Megan Zogby writes for the Martin Center about the continuing problem of high college textbook prices.

As college textbook prices have increased 88 percent since 2006, education reformers wonder how universities can make books more affordable. One simple thing they could do is to stop selling textbooks with absurdly high mark-ups, the difference between the cost incurred by the bookstore for textbooks and the price at which they’re sold. While some progress has been made within the UNC system, much room for improvement remains.

The University of North Carolina at Charlotte, for example, signed a contract with Barnes and Noble in 2009 to merge its university bookstore with Barnes and Noble. That conjunction promised students lower book prices, bringing down the mark-up from 23 percent to 18 percent. However, merging the bookstore has meant that students still pay higher prices than they would if they bought books from an online competitor or the book publisher. The rationale for the merger may have been affordability, but textbooks remain expensive for students who trust UNC-Charlotte’s bookstore to offer the best price.
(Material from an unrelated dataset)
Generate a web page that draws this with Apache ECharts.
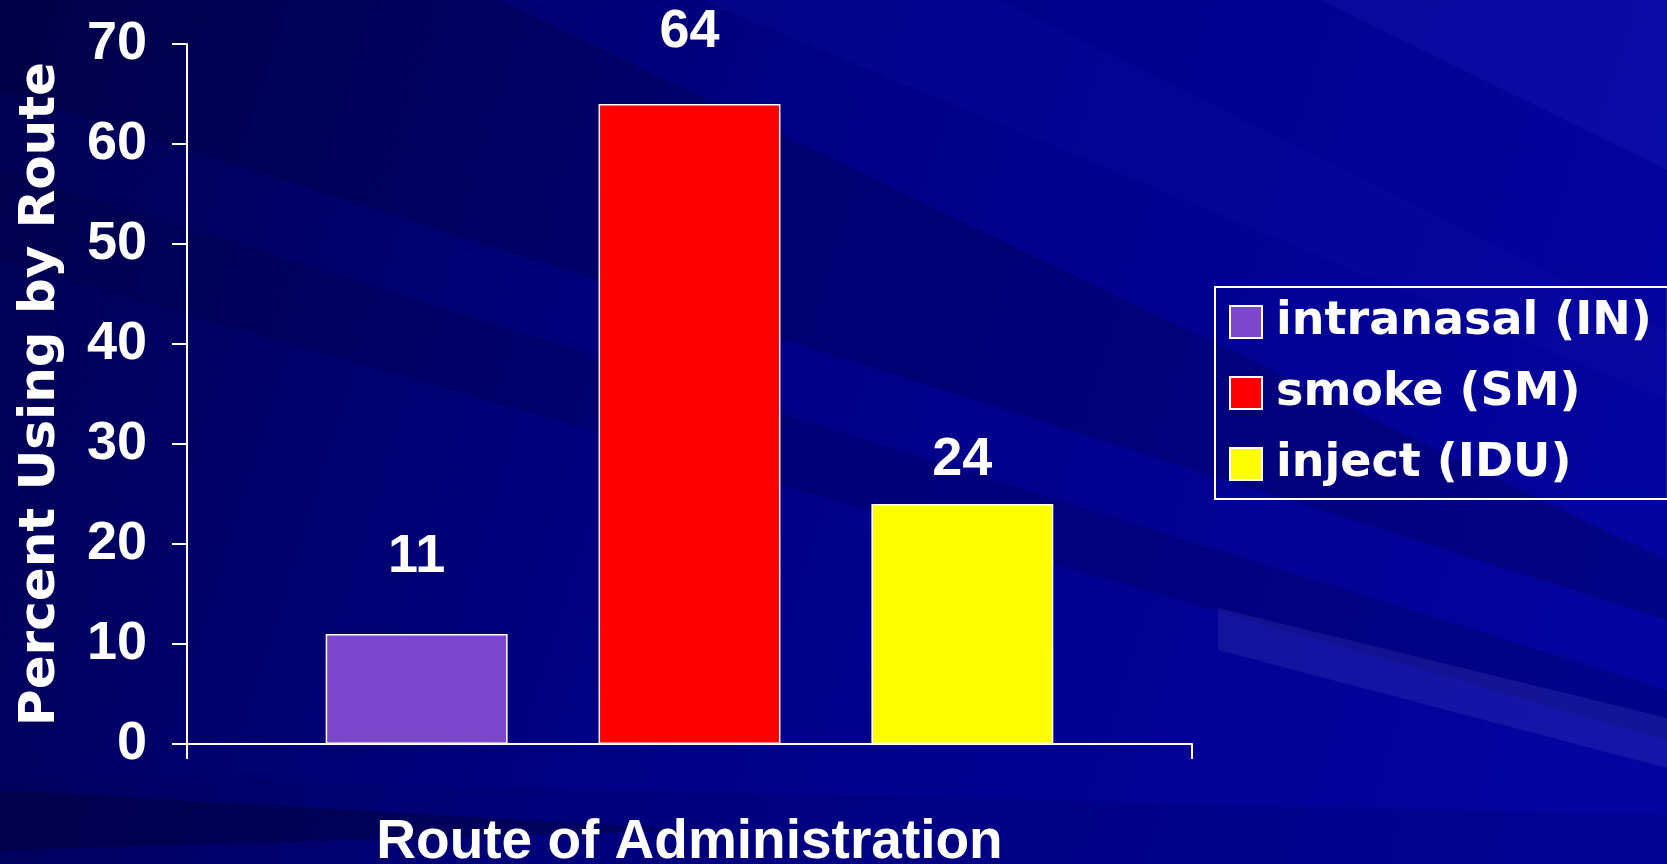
<!DOCTYPE html>
<html>
<head>
<meta charset="utf-8">
<script src="https://cdn.jsdelivr.net/npm/echarts@6/dist/echarts.min.js"></script>
<style>
html, body { margin: 0; padding: 0; background: #000080; }
#chart { width: 1667px; height: 864px; }
</style>
</head>
<body>
<div id="chart"></div>
<script>
// data
var categories = [''];
var seriesNames = ['intranasal (IN)', 'smoke (SM)', 'inject (IDU)'];
var seriesValues = [11, 64, 24];
var seriesColors = ['#7b48cc', '#ff0000', '#ffff00'];
var yMin = 0, yMax = 70, yStep = 10;

// label distance above each bar (the slide has them placed by hand)
var labelGaps = [50, 45, 17];

var chart = echarts.init(document.getElementById('chart'));

var series = [];
for (var i = 0; i < seriesNames.length; i++) {
	series.push({
		name: seriesNames[i],
		type: 'bar',
		barGap: '50%',
		barCategoryGap: '27.6%',
		data: [seriesValues[i]],
		itemStyle: {
			color: seriesColors[i],
			borderColor: '#ffffff',
			borderWidth: 1.5
		},
		label: {
			show: true,
			position: 'top',
			distance: labelGaps[i],
			color: '#ffffff',
			fontSize: 54,
			fontWeight: 'bold',
			fontFamily: 'Liberation Sans'
		}
	});
}

// background streaks, just decoration
var streaks = [
	{ shape: { points: [[0, 0], [500, 0], [1667, 560], [1667, 620], [0, 90]] }, color: 'rgba(0,0,40,0.22)' },
	{ shape: { points: [[0, 170], [0, 260], [1667, 740], [1667, 690]] }, color: 'rgba(0,0,50,0.2)' },
	{ shape: { points: [[700, 0], [1000, 0], [1667, 330], [1667, 400]] }, color: 'rgba(20,20,170,0.2)' },
	{ shape: { points: [[1218, 608], [1218, 650], [1667, 768], [1667, 718]] }, color: 'rgba(110,110,220,0.16)' },
	{ shape: { points: [[0, 775], [1667, 815], [1667, 864], [0, 864]] }, color: 'rgba(0,0,90,0.2)' },
	{ shape: { points: [[0, 790], [700, 830], [0, 850]] }, color: 'rgba(0,0,40,0.35)' },
	{ shape: { points: [[1320, 0], [1667, 0], [1667, 170]] }, color: 'rgba(40,40,200,0.2)' }
];
var graphics = [];
for (var j = 0; j < streaks.length; j++) {
	graphics.push({
		type: 'polygon',
		silent: true,
		z: -10,
		shape: streaks[j].shape,
		style: { fill: streaks[j].color }
	});
}

var option = {
	animation: false,
	backgroundColor: {
		type: 'linear',
		x: 0, y: 0, x2: 1, y2: 0.6,
		colorStops: [
			{ offset: 0, color: '#000050' },
			{ offset: 0.45, color: '#000084' },
			{ offset: 1, color: '#0404a0' }
		]
	},
	graphic: graphics,
	grid: {
		left: 187,
		right: 475,
		top: 44,
		bottom: 120,
		containLabel: false,
		outerBoundsMode: 'none'
	},
	legend: {
		orient: 'vertical',
		left: 1215,
		top: 287,
		padding: [12, 16, 12, 14],
		itemGap: 25,
		itemWidth: 32,
		itemHeight: 32,
		icon: 'rect',
		borderColor: '#ffffff',
		borderWidth: 2,
		textStyle: {
			color: '#ffffff',
			fontSize: 46,
			fontWeight: 'bold',
			fontFamily: 'DejaVu Sans',
			padding: [0, 0, 0, 9]
		},
		data: seriesNames
	},
	xAxis: {
		type: 'category',
		data: categories,
		name: 'Route of Administration',
		nameLocation: 'middle',
		nameGap: 71,
		nameTextStyle: {
			color: '#ffffff',
			fontSize: 55,
			fontWeight: 'bold',
			fontFamily: 'Liberation Sans'
		},
		axisLine: { lineStyle: { color: '#ffffff', width: 2 } },
		axisTick: { show: true, length: 15, lineStyle: { color: '#ffffff', width: 2 } },
		axisLabel: { show: false }
	},
	yAxis: {
		type: 'value',
		min: yMin,
		max: yMax,
		interval: yStep,
		name: 'Percent Using by Route',
		nameLocation: 'middle',
		nameRotate: 90,
		nameGap: 121,
		nameTextStyle: {
			color: '#ffffff',
			fontSize: 50,
			fontWeight: 'bold',
			fontFamily: 'DejaVu Sans'
		},
		axisLine: { show: true, lineStyle: { color: '#ffffff', width: 2 } },
		axisTick: { show: true, length: 15, lineStyle: { color: '#ffffff', width: 2 } },
		axisLabel: {
			color: '#ffffff',
			fontSize: 54,
			fontWeight: 'bold',
			fontFamily: 'Liberation Sans',
			margin: 40
		},
		splitLine: { show: false }
	},
	series: series
};

chart.setOption(option);
</script>
</body>
</html>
When students feel they’ve been overcharged, they take to social media to let the bookstore know. On the Barnes and Noble UNCC Facebook page, one student left a review describing how the bookstore charged him $115 to rent a used textbook—which he found on Amazon for $15. “Barnes and Noble needs to be boycotted for exploiting college students for insane profits. I will never spend a dime there again,” he wrote. Another student left a review stating that the bookstore sold an access code for his textbook for $96, but he discovered that the code was available through the publisher for $55. Yet another student left a negative review, writing that bookstore employees told him that he could return books on a certain day, and then refused to accept his books when he came back.